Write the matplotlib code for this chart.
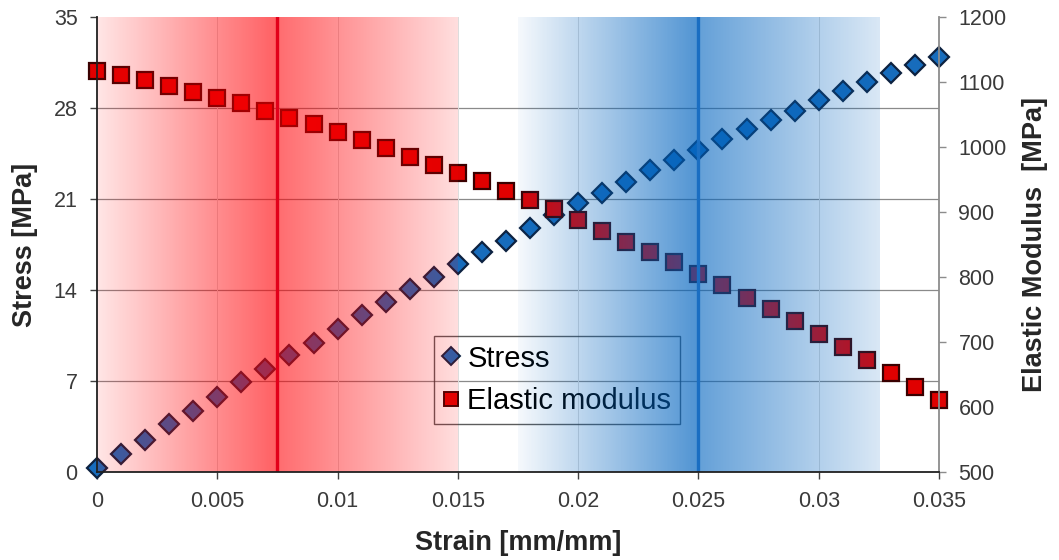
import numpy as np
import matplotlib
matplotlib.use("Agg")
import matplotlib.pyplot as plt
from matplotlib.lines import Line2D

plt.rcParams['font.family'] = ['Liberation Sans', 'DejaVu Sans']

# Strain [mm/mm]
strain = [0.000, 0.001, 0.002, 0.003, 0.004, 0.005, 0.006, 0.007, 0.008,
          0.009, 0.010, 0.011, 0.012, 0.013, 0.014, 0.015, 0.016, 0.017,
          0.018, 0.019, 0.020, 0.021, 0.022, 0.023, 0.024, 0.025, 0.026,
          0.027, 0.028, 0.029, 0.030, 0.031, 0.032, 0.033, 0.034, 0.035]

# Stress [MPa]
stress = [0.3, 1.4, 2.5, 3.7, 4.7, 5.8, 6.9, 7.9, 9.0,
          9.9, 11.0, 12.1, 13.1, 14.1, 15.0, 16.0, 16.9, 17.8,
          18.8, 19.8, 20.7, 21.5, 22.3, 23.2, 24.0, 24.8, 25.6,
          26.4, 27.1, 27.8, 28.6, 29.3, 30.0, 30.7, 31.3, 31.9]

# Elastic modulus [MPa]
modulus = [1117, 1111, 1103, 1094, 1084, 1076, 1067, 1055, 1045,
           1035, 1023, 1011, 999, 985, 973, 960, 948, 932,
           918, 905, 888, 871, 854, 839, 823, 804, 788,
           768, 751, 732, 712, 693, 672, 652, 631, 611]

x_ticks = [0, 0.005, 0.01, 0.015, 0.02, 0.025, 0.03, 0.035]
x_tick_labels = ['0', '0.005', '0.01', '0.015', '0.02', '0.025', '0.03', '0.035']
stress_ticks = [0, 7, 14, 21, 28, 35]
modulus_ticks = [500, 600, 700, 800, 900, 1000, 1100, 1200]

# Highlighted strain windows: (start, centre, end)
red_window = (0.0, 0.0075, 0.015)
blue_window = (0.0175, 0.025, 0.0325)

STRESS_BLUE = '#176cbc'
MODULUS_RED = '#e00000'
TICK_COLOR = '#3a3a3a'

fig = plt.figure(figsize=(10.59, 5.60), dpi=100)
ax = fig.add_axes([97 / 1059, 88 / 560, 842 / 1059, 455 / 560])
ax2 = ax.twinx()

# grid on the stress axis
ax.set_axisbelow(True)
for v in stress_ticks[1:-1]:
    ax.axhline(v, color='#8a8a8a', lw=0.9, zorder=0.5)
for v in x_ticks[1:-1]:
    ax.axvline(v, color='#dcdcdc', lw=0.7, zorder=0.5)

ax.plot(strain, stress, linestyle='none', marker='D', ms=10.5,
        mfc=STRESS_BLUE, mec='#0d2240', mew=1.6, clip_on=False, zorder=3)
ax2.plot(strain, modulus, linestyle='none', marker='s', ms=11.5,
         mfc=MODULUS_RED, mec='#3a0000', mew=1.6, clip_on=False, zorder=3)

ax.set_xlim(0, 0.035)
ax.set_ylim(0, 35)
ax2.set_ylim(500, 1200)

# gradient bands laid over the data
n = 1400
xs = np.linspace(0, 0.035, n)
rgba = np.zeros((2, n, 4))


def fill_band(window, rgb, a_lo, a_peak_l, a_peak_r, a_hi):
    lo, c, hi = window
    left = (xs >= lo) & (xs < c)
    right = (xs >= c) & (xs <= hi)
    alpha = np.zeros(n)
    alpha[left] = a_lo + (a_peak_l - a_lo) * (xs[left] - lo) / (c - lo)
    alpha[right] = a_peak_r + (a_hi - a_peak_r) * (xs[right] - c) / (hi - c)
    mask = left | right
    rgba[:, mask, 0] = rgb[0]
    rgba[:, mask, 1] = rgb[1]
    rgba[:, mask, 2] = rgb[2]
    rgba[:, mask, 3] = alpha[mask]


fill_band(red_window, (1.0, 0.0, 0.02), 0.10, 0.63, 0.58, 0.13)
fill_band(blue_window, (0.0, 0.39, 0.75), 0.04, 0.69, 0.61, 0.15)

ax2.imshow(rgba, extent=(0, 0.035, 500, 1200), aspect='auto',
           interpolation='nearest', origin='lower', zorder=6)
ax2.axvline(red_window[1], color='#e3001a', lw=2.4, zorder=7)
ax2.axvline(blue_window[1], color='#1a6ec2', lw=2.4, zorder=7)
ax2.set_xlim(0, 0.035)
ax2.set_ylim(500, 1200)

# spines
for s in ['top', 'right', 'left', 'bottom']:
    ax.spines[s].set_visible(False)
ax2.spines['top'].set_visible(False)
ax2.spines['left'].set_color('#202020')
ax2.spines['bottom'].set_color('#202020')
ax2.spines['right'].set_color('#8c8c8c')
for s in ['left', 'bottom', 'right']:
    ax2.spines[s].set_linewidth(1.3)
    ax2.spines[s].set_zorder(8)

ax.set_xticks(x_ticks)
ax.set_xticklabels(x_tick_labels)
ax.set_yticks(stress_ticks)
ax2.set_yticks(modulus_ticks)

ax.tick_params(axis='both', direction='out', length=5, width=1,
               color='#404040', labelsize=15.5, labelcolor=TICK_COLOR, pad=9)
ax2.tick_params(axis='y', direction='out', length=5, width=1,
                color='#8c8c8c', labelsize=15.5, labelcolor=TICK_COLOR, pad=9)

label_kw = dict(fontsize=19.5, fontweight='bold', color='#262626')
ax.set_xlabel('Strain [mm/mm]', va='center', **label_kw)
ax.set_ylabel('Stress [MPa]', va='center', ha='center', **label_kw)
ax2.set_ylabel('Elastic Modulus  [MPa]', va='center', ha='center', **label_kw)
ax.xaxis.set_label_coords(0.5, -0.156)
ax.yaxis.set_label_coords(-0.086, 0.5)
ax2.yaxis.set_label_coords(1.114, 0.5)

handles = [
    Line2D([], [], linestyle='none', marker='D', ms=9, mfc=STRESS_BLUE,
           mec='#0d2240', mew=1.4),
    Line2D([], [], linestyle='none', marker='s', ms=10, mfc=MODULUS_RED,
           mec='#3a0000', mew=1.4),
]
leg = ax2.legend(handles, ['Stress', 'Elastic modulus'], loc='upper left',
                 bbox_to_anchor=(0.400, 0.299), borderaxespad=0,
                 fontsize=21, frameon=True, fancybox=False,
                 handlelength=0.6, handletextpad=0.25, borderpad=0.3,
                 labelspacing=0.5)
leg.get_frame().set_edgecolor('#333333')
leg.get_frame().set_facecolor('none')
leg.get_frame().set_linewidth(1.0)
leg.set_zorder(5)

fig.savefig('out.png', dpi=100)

---

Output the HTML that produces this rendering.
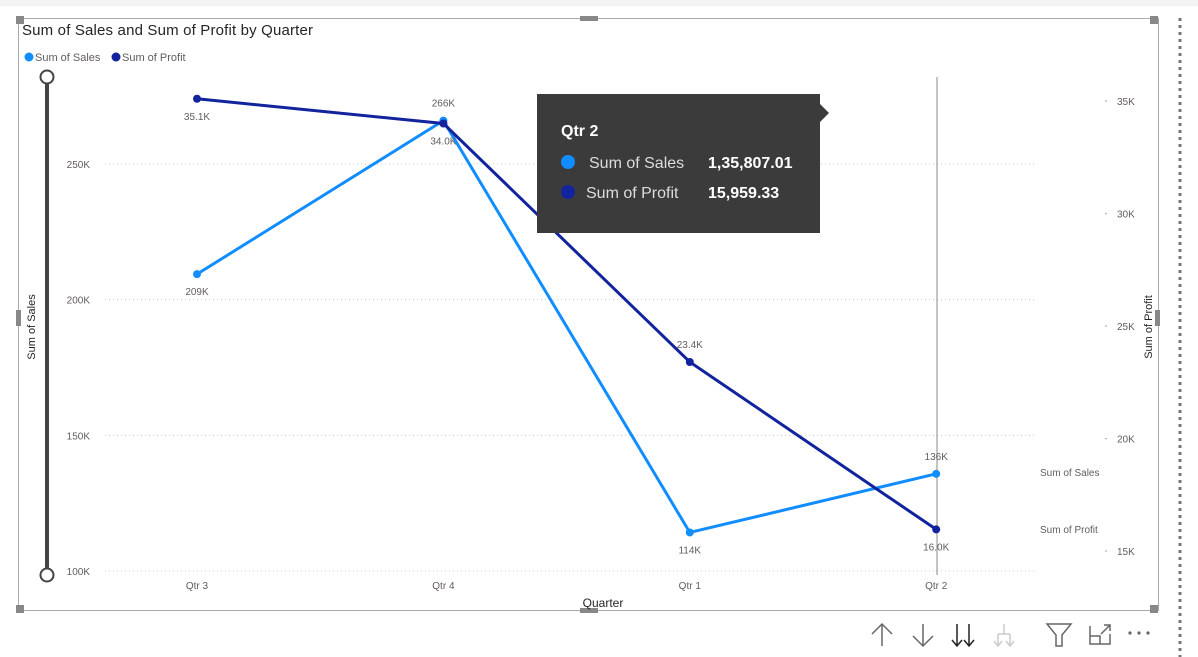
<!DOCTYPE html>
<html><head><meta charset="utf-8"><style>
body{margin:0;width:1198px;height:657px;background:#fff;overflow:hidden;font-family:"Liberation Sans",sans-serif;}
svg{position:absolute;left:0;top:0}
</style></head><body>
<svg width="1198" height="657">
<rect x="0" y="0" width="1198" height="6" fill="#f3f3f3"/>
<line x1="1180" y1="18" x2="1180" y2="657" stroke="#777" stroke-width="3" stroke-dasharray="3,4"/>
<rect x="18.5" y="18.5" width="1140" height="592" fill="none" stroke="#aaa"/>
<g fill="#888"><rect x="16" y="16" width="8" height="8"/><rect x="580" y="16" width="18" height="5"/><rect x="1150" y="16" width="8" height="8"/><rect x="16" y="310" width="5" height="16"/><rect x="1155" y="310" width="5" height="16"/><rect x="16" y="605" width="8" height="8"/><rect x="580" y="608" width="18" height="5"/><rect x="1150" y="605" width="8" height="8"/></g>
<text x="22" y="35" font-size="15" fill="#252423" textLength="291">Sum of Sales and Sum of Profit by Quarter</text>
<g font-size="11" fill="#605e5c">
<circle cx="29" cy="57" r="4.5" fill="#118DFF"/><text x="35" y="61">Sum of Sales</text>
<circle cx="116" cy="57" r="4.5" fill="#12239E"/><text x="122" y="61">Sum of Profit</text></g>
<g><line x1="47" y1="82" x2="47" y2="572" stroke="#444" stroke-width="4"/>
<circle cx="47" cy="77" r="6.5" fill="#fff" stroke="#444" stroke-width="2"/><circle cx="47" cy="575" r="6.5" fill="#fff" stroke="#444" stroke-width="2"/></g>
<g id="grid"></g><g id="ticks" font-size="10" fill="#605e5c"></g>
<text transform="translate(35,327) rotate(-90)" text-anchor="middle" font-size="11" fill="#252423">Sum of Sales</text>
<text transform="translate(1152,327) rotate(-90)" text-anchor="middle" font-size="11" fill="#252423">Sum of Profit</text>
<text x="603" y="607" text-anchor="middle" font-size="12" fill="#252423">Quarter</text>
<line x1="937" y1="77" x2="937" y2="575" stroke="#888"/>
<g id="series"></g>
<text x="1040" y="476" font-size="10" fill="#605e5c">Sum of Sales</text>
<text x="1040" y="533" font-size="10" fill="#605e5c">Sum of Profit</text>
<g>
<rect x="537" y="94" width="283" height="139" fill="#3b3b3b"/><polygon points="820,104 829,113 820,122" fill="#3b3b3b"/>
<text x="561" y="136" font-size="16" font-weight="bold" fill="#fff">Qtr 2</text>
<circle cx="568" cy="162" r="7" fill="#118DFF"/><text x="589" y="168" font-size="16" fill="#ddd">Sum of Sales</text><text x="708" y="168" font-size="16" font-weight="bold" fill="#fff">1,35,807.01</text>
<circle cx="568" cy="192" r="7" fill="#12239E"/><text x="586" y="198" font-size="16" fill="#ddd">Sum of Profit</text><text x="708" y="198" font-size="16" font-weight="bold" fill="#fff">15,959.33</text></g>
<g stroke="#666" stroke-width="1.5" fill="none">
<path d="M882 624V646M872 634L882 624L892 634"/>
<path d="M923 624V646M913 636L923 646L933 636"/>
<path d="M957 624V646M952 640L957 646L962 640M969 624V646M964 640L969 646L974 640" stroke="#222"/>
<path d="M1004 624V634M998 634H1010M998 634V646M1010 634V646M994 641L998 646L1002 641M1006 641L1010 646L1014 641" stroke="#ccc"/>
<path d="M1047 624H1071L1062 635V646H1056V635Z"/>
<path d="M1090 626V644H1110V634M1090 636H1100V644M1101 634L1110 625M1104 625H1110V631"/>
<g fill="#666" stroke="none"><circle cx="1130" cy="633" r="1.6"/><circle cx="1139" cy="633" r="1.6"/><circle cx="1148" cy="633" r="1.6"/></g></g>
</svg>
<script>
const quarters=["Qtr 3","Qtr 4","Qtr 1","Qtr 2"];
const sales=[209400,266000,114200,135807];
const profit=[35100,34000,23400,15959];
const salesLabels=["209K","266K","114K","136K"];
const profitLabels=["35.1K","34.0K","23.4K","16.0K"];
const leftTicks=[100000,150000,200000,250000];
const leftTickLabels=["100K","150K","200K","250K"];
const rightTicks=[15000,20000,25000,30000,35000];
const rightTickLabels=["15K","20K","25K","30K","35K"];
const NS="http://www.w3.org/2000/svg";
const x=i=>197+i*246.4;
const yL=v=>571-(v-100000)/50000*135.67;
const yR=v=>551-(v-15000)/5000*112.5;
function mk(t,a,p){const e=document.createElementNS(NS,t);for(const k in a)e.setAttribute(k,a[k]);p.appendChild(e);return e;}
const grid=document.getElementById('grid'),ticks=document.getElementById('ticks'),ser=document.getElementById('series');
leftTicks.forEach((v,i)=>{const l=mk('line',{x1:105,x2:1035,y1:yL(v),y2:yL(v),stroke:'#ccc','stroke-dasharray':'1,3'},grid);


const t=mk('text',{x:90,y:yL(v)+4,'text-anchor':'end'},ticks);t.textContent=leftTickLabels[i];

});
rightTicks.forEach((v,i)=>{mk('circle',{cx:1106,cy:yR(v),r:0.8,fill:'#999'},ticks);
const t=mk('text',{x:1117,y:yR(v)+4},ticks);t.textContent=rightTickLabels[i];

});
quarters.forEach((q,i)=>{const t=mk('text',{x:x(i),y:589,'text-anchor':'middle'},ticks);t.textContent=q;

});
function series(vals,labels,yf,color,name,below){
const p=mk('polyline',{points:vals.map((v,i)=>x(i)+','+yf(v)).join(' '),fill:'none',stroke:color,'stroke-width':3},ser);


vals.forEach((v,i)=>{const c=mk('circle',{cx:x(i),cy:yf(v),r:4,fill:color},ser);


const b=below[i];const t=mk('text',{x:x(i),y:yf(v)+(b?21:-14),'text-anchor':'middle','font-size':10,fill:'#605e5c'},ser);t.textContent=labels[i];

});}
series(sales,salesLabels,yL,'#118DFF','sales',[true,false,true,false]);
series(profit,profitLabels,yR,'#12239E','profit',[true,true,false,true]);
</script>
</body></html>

#### DIRECTIONS
Write out the lines from the one containing "Write the matplotlib code for this chart." down to the one containing "26.4, 27.1, 27.8, 28.6, 29.3, 30.0, 30.7, 31.3, 31.9]", both included, exactly as they appear. Leave out any pictures.

#### REPLY TO THE EXERCISE
Write the matplotlib code for this chart.
import numpy as np
import matplotlib
matplotlib.use("Agg")
import matplotlib.pyplot as plt
from matplotlib.lines import Line2D

plt.rcParams['font.family'] = ['Liberation Sans', 'DejaVu Sans']

# Strain [mm/mm]
strain = [0.000, 0.001, 0.002, 0.003, 0.004, 0.005, 0.006, 0.007, 0.008,
          0.009, 0.010, 0.011, 0.012, 0.013, 0.014, 0.015, 0.016, 0.017,
          0.018, 0.019, 0.020, 0.021, 0.022, 0.023, 0.024, 0.025, 0.026,
          0.027, 0.028, 0.029, 0.030, 0.031, 0.032, 0.033, 0.034, 0.035]

# Stress [MPa]
stress = [0.3, 1.4, 2.5, 3.7, 4.7, 5.8, 6.9, 7.9, 9.0,
          9.9, 11.0, 12.1, 13.1, 14.1, 15.0, 16.0, 16.9, 17.8,
          18.8, 19.8, 20.7, 21.5, 22.3, 23.2, 24.0, 24.8, 25.6,
          26.4, 27.1, 27.8, 28.6, 29.3, 30.0, 30.7, 31.3, 31.9]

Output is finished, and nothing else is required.